==== SUPPLIED INFORMATION

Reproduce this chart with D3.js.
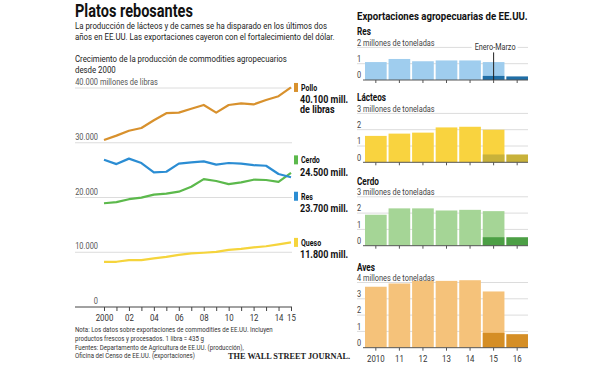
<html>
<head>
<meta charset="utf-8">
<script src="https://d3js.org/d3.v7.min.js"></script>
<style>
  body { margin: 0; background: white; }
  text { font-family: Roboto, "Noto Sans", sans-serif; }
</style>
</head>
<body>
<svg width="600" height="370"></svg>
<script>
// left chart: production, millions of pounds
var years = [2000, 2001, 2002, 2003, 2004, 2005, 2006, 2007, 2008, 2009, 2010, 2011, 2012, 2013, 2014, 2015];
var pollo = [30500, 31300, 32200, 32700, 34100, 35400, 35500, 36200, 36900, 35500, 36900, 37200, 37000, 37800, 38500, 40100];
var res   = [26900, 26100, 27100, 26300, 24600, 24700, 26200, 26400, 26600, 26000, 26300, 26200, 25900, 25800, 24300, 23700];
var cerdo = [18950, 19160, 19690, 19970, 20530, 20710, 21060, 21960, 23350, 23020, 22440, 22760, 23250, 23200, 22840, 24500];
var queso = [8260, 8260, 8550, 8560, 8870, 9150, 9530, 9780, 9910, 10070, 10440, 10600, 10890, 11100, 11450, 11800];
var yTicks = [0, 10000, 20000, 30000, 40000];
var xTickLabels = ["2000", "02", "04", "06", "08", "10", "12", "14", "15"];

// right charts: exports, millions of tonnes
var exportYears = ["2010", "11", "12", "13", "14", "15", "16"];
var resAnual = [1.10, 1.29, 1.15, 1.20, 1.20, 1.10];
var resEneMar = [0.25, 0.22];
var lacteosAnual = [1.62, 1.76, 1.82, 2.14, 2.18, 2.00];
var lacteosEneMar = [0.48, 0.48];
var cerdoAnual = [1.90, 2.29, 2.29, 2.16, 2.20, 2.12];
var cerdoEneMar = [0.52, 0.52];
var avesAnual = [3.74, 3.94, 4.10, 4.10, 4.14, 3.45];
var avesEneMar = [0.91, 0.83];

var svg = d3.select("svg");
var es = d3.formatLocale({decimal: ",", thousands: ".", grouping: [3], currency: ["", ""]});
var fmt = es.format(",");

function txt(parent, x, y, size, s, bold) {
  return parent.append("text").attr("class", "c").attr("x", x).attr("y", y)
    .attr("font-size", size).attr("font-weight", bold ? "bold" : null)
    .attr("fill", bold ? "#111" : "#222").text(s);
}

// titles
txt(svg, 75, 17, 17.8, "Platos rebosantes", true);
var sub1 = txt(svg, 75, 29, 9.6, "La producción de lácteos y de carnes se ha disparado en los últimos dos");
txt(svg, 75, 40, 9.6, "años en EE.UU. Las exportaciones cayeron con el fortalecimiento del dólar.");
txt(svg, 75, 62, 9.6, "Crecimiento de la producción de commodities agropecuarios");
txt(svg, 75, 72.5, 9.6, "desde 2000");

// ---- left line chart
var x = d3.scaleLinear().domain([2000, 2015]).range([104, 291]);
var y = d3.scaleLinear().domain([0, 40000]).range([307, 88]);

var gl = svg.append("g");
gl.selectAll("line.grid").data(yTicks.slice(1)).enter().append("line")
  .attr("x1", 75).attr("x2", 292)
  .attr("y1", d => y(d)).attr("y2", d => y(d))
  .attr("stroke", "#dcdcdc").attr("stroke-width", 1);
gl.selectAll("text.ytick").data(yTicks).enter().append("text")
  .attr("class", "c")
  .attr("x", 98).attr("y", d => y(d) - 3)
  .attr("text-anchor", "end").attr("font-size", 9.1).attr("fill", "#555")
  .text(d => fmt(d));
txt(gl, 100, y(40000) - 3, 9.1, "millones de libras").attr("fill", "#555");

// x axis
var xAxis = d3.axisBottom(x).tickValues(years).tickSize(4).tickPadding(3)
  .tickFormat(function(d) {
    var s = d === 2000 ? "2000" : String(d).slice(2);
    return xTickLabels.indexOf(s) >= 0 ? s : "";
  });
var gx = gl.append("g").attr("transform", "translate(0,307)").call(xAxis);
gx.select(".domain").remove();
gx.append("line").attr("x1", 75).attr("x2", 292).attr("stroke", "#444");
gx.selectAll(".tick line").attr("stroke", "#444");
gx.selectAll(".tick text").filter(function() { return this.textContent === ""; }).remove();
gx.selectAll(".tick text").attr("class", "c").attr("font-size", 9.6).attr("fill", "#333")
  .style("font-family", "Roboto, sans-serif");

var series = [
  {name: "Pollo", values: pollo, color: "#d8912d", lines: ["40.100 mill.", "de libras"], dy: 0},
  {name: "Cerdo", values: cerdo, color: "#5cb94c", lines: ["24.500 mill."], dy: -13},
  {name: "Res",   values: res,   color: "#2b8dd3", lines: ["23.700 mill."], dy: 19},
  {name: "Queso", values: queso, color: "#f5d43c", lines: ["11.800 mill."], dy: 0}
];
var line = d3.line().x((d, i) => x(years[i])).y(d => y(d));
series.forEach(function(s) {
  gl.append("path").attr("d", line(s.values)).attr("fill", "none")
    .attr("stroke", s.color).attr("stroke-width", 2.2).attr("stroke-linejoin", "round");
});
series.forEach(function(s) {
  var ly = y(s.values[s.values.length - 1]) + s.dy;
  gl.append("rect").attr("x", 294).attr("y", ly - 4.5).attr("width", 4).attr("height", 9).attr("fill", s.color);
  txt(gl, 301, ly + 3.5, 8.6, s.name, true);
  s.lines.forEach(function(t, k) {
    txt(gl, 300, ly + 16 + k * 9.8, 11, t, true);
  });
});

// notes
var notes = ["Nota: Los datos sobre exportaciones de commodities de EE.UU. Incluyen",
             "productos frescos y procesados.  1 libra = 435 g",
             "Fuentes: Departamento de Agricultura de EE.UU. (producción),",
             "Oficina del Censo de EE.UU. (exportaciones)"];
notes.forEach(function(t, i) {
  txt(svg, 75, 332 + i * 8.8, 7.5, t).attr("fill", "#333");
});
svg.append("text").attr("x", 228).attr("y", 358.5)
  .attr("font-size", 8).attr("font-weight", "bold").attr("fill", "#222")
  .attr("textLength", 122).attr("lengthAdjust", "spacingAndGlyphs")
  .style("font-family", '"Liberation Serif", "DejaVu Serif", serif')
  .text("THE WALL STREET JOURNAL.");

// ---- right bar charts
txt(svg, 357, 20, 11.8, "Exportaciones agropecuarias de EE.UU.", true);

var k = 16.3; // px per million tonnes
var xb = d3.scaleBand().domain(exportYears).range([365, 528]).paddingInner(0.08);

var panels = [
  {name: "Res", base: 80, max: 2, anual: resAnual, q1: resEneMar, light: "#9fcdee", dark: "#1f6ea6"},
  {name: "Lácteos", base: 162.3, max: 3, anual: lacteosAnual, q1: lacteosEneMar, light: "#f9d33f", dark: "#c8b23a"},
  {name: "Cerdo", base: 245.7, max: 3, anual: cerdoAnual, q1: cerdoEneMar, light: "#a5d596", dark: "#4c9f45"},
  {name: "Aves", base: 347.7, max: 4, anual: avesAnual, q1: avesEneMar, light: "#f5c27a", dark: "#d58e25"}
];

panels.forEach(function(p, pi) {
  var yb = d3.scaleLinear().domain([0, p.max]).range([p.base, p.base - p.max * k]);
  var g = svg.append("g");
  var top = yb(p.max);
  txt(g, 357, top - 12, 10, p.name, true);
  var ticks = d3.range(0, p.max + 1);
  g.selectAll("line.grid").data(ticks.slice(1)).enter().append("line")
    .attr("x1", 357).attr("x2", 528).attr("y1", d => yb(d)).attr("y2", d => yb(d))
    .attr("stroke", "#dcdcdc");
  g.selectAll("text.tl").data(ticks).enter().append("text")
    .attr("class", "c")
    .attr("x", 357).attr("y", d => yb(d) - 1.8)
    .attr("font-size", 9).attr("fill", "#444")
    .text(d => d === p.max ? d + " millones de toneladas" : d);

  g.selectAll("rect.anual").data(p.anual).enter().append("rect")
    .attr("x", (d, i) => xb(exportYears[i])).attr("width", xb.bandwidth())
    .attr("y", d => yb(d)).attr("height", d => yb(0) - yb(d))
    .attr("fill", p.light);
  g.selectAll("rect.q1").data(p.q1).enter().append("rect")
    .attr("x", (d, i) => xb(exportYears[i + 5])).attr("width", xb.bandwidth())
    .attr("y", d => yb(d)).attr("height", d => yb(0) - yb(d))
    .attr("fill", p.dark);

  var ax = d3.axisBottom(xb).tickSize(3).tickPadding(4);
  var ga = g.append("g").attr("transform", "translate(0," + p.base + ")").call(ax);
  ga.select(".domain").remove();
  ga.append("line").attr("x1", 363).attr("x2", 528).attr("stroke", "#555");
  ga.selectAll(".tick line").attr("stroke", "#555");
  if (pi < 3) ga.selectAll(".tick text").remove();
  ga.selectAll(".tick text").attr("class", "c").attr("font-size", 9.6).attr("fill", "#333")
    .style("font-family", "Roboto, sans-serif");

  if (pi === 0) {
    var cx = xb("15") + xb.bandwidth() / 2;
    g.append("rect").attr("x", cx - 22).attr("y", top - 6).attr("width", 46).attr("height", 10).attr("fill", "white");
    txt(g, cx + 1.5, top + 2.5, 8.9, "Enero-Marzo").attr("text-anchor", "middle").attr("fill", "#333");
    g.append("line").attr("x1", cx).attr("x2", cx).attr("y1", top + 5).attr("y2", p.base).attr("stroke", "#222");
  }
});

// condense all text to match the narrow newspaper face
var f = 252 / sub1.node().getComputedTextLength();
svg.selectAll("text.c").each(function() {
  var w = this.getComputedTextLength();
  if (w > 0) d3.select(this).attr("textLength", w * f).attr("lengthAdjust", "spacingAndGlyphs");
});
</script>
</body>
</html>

========

WRITTEN INSTRUCTION: Set out every line from the material that contains the string "this".

EXERCISE SOLUTION:
Reproduce this chart with D3.js.
gx.selectAll(".tick text").filter(function() { return this.textContent === ""; }).remove();
  var w = this.getComputedTextLength();
  if (w > 0) d3.select(this).attr("textLength", w * f).attr("lengthAdjust", "spacingAndGlyphs");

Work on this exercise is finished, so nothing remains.